Which is why the talks, despite arrogant dismissals by Kenya Kwanza nabobs, are not simply important but existential for Kenyans who took to heart loud campaign promises around, yes, a reduced cost of living, plus pledges promising no more hunger and many more jobs. In quite a few countries where cost of living protests prevail, popular (not populist) politics is winning.

It will happen here as well. But it will be more opportunistic than it is about opportunity. It will uproot a political leadership which appears to lack real answers that resonate with the people today and tomorrow. Let's fast forward to what our national dialogue should and could do.

As a preface, we must accept our impossible triangulation.
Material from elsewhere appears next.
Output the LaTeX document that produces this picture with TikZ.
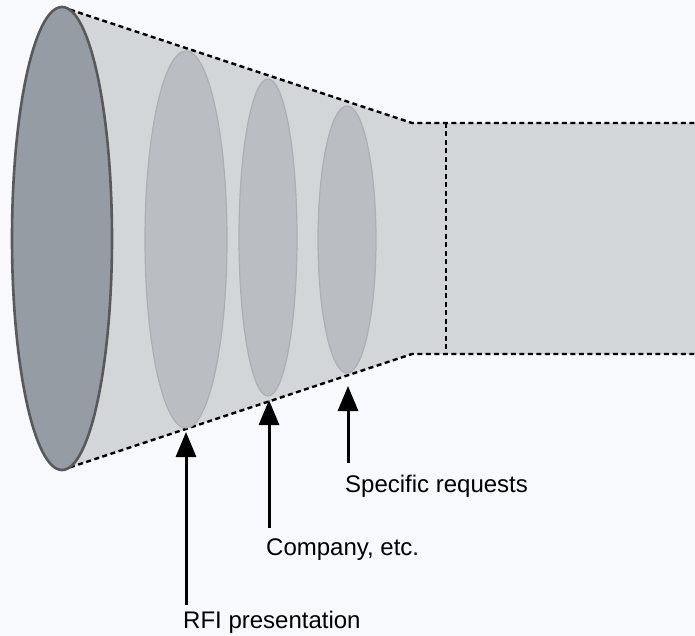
\documentclass[tikz,border=0pt]{standalone}
\usepackage{fontspec}
\setmainfont{Liberation Sans}
\usetikzlibrary{arrows.meta}
\definecolor{bg}{HTML}{F8F9FC}
\definecolor{funnel}{HTML}{D3D6D9}
\definecolor{bigfill}{HTML}{959CA4}
\definecolor{bigedge}{HTML}{58595B}
\definecolor{innerfill}{HTML}{BABDC1}
\definecolor{inneredge}{HTML}{ABAFB3}
\tikzset{
  dashline/.style={line width=2.4pt, dash pattern=on 5pt off 3.5pt, black},
  pointer/.style={line width=3pt, -{Triangle[length=25pt,width=20pt]}},
  lbl/.style={font=\fontsize{24}{28}\selectfont, anchor=west, inner sep=0pt},
  stage/.style={fill=innerfill, draw=inneredge, line width=1.2pt},
}
\begin{document}
\begin{tikzpicture}[x=1pt,y=-1pt]
\useasboundingbox (0,0) rectangle (695,636);
\fill[bg] (0,0) rectangle (695,636);
% funnel body
\fill[funnel] (62,7) -- (412,123) -- (695,123) -- (695,354) -- (412,354) -- (62,470) -- cycle;
\draw[dashline] (62,7) -- (412,123) -- (695,123);
\draw[dashline] (62,470) -- (412,354) -- (695,354);
\draw[dashline] (446,123) -- (446,354);
% big mouth
\draw[fill=bigfill, draw=bigedge, line width=2.6pt] (62,238.5) ellipse [x radius=50, y radius=231.5];
% stages
\draw[stage] (186,239.5) ellipse [x radius=41, y radius=188.5];
\draw[stage] (268,237.5) ellipse [x radius=29, y radius=158.5];
\draw[stage] (347,239.5) ellipse [x radius=29, y radius=133.5];
% labels
\node[lbl] (t3) at (345,486) {Specific requests};
\node[lbl] (t2) at (266,550) {Company, etc.};
\node[lbl] (t1) at (183,622) {RFI presentation};
\coordinate (a3) at (348,386);
\coordinate (a2) at (269,400);
\coordinate (a1) at (186,432);
\coordinate (b3) at (348,463);
\coordinate (b2) at (269,528);
\coordinate (b1) at (186,605);
\draw[pointer] (b3) -- (a3);
\draw[pointer] (b2) -- (a2);
\draw[pointer] (b1) -- (a1);
\end{tikzpicture}
\end{document}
Today we have a fiscal problem (debt) because we have an economic problem (colonial economic model) defined by a political problem (endless politics driven by battles between dynasties created as colonialism's poster child).
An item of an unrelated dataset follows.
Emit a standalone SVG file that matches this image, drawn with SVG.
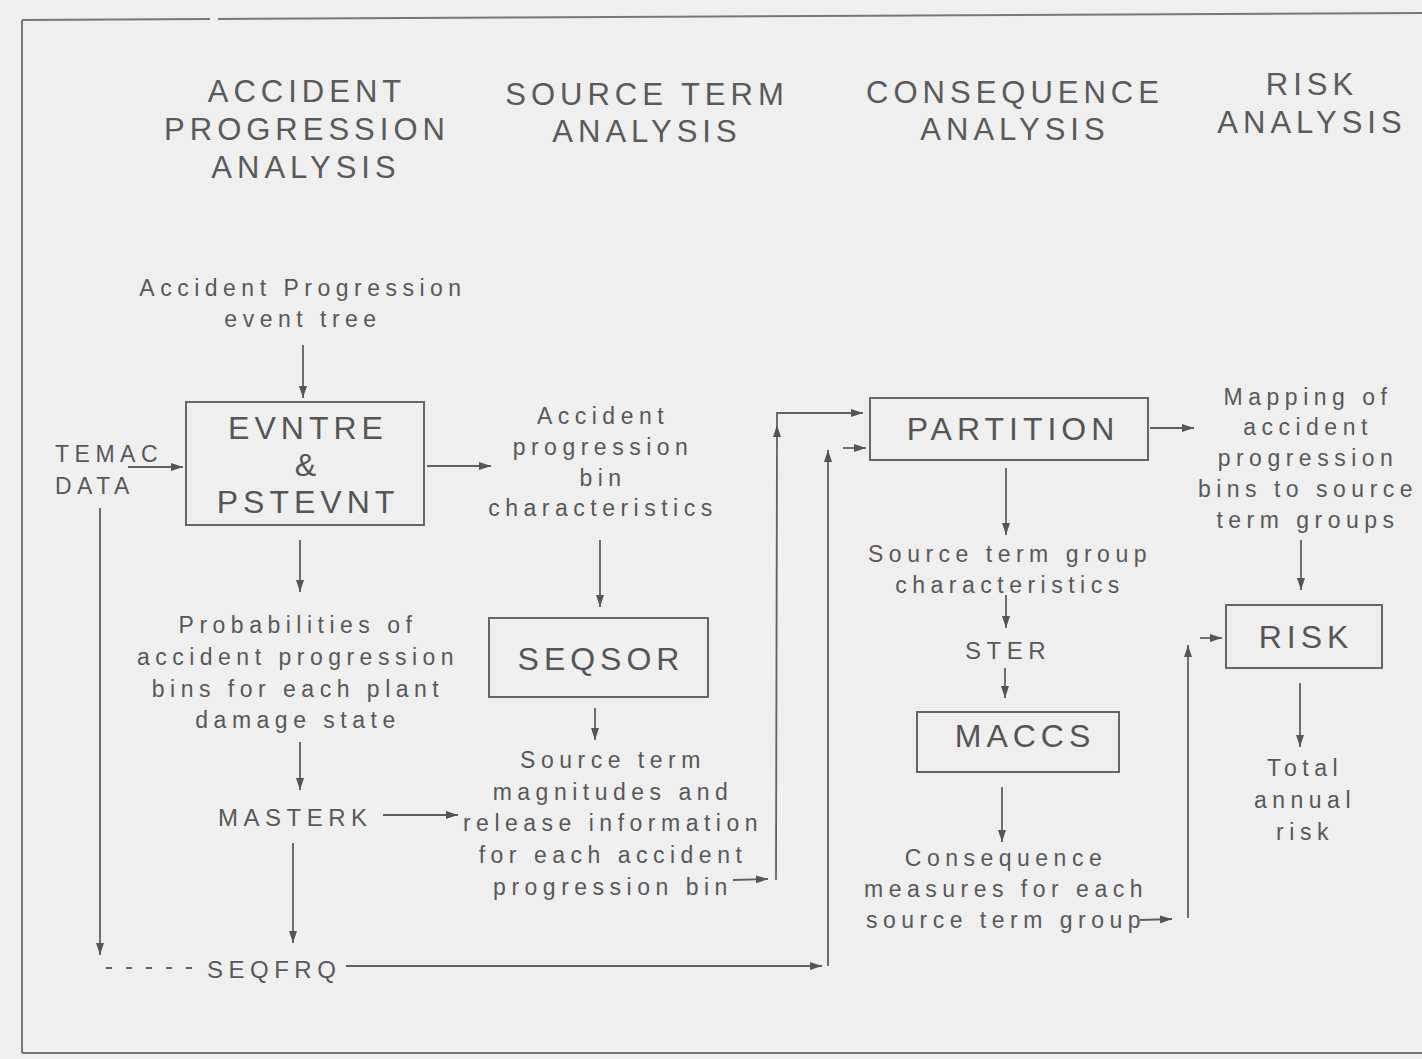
<svg xmlns="http://www.w3.org/2000/svg" width="1422" height="1059" viewBox="0 0 1422 1059">
<defs>
<marker id="ah" viewBox="0 0 12 8" refX="12" refY="4" markerWidth="12" markerHeight="8" markerUnits="userSpaceOnUse" orient="auto">
<path d="M0,0 L12,4 L0,8 z" fill="#555"/>
</marker>
<style>
.hd{font-family:"Liberation Sans",Arial,sans-serif;font-size:31px;letter-spacing:5px;fill:#5a5a5a;text-anchor:middle}
.bx{font-family:"Liberation Sans",Arial,sans-serif;font-size:32px;letter-spacing:5px;fill:#555;text-anchor:middle}
.tx{font-family:"Liberation Sans",Arial,sans-serif;font-size:23px;letter-spacing:5.5px;fill:#585858;text-anchor:middle}
.lb{font-family:"Liberation Sans",Arial,sans-serif;font-size:24px;letter-spacing:5.5px;fill:#585858}
.box{fill:none;stroke:#666;stroke-width:2}
.ln{fill:none;stroke:#606060;stroke-width:1.8;marker-end:url(#ah)}
.pl{fill:none;stroke:#666;stroke-width:1.8}
</style>
</defs>
<rect x="0" y="0" width="1422" height="1059" fill="#efefef"/>
<g id="frame" fill="none" stroke="#777" stroke-width="2">
<line x1="22" y1="20" x2="210" y2="19"/>
<line x1="218" y1="19" x2="1422" y2="13"/>
<line x1="22" y1="20" x2="22" y2="1053"/>
<line x1="22" y1="1053" x2="1422" y2="1053"/>
</g>
<g id="headers">
<text class="hd" x="307" y="102">ACCIDENT</text>
<text class="hd" x="307" y="140">PROGRESSION</text>
<text class="hd" x="306" y="178">ANALYSIS</text>
<text class="hd" x="647" y="105">SOURCE TERM</text>
<text class="hd" x="647" y="142">ANALYSIS</text>
<text class="hd" x="1015" y="103">CONSEQUENCE</text>
<text class="hd" x="1015" y="140">ANALYSIS</text>
<text class="hd" x="1312" y="95">RISK</text>
<text class="hd" x="1312" y="133">ANALYSIS</text>
</g>
<g id="apet">
<text class="tx" x="303" y="296">Accident Progression</text>
<text class="tx" x="303" y="327">event tree</text>
</g>
<g id="evntre">
<rect class="box" x="186" y="402" width="238" height="123"/>
<text class="bx" x="308" y="439">EVNTRE</text>
<text class="bx" x="308" y="476">&amp;</text>
<text class="bx" x="308" y="513">PSTEVNT</text>
</g>
<g id="temac">
<text class="lb" x="55" y="462" style="font-size:23px">TEMAC</text>
<text class="lb" x="55" y="494" style="font-size:23px">DATA</text>
</g>
<g id="apbc">
<text class="tx" x="603" y="424">Accident</text>
<text class="tx" x="603" y="455">progression</text>
<text class="tx" x="603" y="486">bin</text>
<text class="tx" x="603" y="516">characteristics</text>
</g>
<g id="prob">
<text class="tx" x="298" y="633">Probabilities of</text>
<text class="tx" x="298" y="665">accident progression</text>
<text class="tx" x="298" y="697">bins for each plant</text>
<text class="tx" x="298" y="728">damage state</text>
</g>
<g id="masterk">
<text class="lb" x="218" y="826">MASTERK</text>
</g>
<g id="seqfrq">
<text class="lb" x="207" y="978">SEQFRQ</text>
</g>
<g id="seqsor">
<rect class="box" x="489" y="618" width="219" height="79"/>
<text class="bx" x="601" y="670">SEQSOR</text>
</g>
<g id="stm">
<text class="tx" x="613" y="768">Source term</text>
<text class="tx" x="613" y="800">magnitudes and</text>
<text class="tx" x="613" y="831">release information</text>
<text class="tx" x="613" y="863">for each accident</text>
<text class="tx" x="613" y="895">progression bin</text>
</g>
<g id="partition">
<rect class="box" x="870" y="398" width="278" height="62"/>
<text class="bx" x="1013" y="440">PARTITION</text>
</g>
<g id="stgc">
<text class="tx" x="1010" y="562">Source term group</text>
<text class="tx" x="1010" y="593">characteristics</text>
</g>
<g id="ster">
<text class="lb" x="965" y="659">STER</text>
</g>
<g id="maccs">
<rect class="box" x="917" y="712" width="202" height="60"/>
<text class="bx" x="1025" y="747">MACCS</text>
</g>
<g id="cons">
<text class="tx" x="1006" y="866">Consequence</text>
<text class="tx" x="1006" y="897">measures for each</text>
<text class="tx" x="1006" y="928">source term group</text>
</g>
<g id="mapping">
<text class="tx" x="1308" y="405">Mapping of</text>
<text class="tx" x="1308" y="435">accident</text>
<text class="tx" x="1308" y="466">progression</text>
<text class="tx" x="1308" y="497">bins to source</text>
<text class="tx" x="1308" y="528">term groups</text>
</g>
<g id="risk">
<rect class="box" x="1226" y="605" width="156" height="63"/>
<text class="bx" x="1306" y="648">RISK</text>
</g>
<g id="total">
<text class="tx" x="1305" y="776">Total</text>
<text class="tx" x="1305" y="808">annual</text>
<text class="tx" x="1305" y="840">risk</text>
</g>
<g id="connectors">
<line class="ln" x1="303" y1="345" x2="303" y2="398"/>
<line class="ln" x1="128" y1="467" x2="183" y2="467"/>
<line class="ln" x1="100" y1="508" x2="100" y2="955"/>
<line class="pl" x1="106" y1="968" x2="204" y2="968" stroke-dasharray="6 14"/>
<line class="ln" x1="346" y1="966" x2="822" y2="966"/>
<line class="ln" x1="828" y1="966" x2="828" y2="450"/>
<line class="ln" x1="843" y1="448" x2="866" y2="448"/>
<line class="ln" x1="427" y1="466" x2="491" y2="466"/>
<line class="ln" x1="300" y1="540" x2="300" y2="592"/>
<line class="ln" x1="300" y1="742" x2="300" y2="790"/>
<line class="ln" x1="383" y1="815" x2="458" y2="815"/>
<line class="ln" x1="293" y1="843" x2="293" y2="943"/>
<line class="ln" x1="600" y1="540" x2="600" y2="607"/>
<line class="ln" x1="595" y1="708" x2="595" y2="740"/>
<line class="ln" x1="733" y1="880" x2="768" y2="879"/>
<line class="ln" x1="776" y1="880" x2="777" y2="425"/>
<polyline class="ln" points="777,425 777,413 863,413"/>
<line class="ln" x1="1150" y1="428" x2="1194" y2="428"/>
<line class="ln" x1="1006" y1="468" x2="1006" y2="535"/>
<line class="ln" x1="1006" y1="595" x2="1006" y2="628"/>
<line class="ln" x1="1005" y1="668" x2="1005" y2="698"/>
<line class="ln" x1="1002" y1="787" x2="1002" y2="842"/>
<line class="ln" x1="1140" y1="920" x2="1172" y2="919"/>
<line class="ln" x1="1188" y1="918" x2="1188" y2="645"/>
<line class="ln" x1="1200" y1="638" x2="1222" y2="638"/>
<line class="ln" x1="1301" y1="540" x2="1301" y2="590"/>
<line class="ln" x1="1300" y1="683" x2="1300" y2="747"/>
</g>
</svg>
So, the first cost of living discussion begins with the cost of doing business. This is Kenya's fundamental economic issue, especially at micro-economic level. As a Ugandan classmate shared on our High School WhatsApp group this week, Kenya's economic miasma begins with settler-like ethnic arrogance that despises competition, markets and productivity as actual words.
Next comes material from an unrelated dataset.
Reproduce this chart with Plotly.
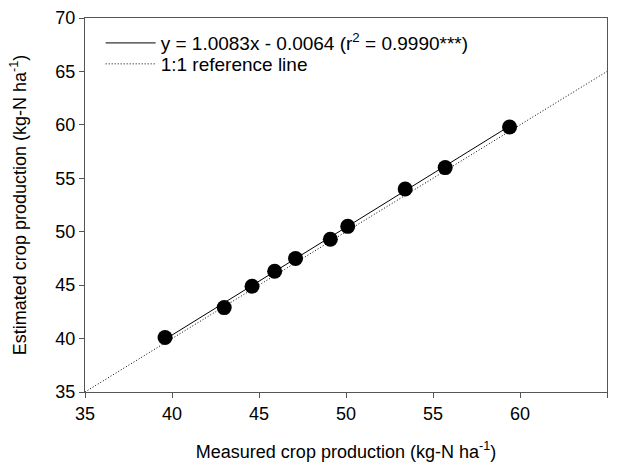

Unfortunately, a "tax everything that moves" approach, as former US President Ronald Reagan famously described it, fails Kenya Kwanza's economic recovery legacy, tough times notwithstanding. This administration was to return us to the natural economic logic, which tells us that fiscal and monetary policy (and the IMF) are constraints, but economic policy is ideas.

It is also difficult to see how economic, or socio-economic policy works in a transactional administration. The short-term deal is always better than the long-term good. Which probably best summarises why every "clever" Kenya Kwanza proclamation cost us more, not less.

The second part speaks to the cost of government. This is an entire subject worth an article of its own (forthcoming), but, as I predicted last week, every government ministry, department and agency is raising, or thinking or raising, its prices for citizen services. Yet, as we know, government has no money of its own; its our taxes and fees. In short, our higher cost of living.

Our third cost of living discussion has not even begun to happen. Let's do this slowly. Officials measure our cost of living as inflation based on a fixed basket of goods (ie, we will always eat meat, pay rent, use transport). That we do not, or cannot, measure, as the US Bereau of Labour Statistics does, the change in spending choices (say, from meat to beans) is a national shame.

Which brings us to the end. Here is a view of irreducible minimums for the ongoing National Dialogue on the cost of living. First, we deal with the cost of doing business. Second, we deal with the cost of government. From which, third, we deal with the cost of living. The CPI is a useful starting point for determining our drivers of cost. But we need to graduate ourselves from the economic claptrap that differentiates food and fuel from other elements of our price index.

For the uninitiated, cost of living is as local as it is global; as economic as it is electoral. Actually, let's simplify this for leaders: cost of living is existential. Kenya Kwanza's manifesto prioritized it.

To repeat therefore, this is about lives and livelihoods, food and shelter, jobs and incomes. Kenyans don't really care about macro-economic babble and government's clear befuddlement.

Actually, the truth is Kenyans can no longer afford cat and mouse politics on our lives, livelihoods and living lifestyles. To repeat, cost of living is our fresh "throw out incompetence" moment. Fix the cost of doing business. Fix the cost of government. This begins to fix cost of living. Period.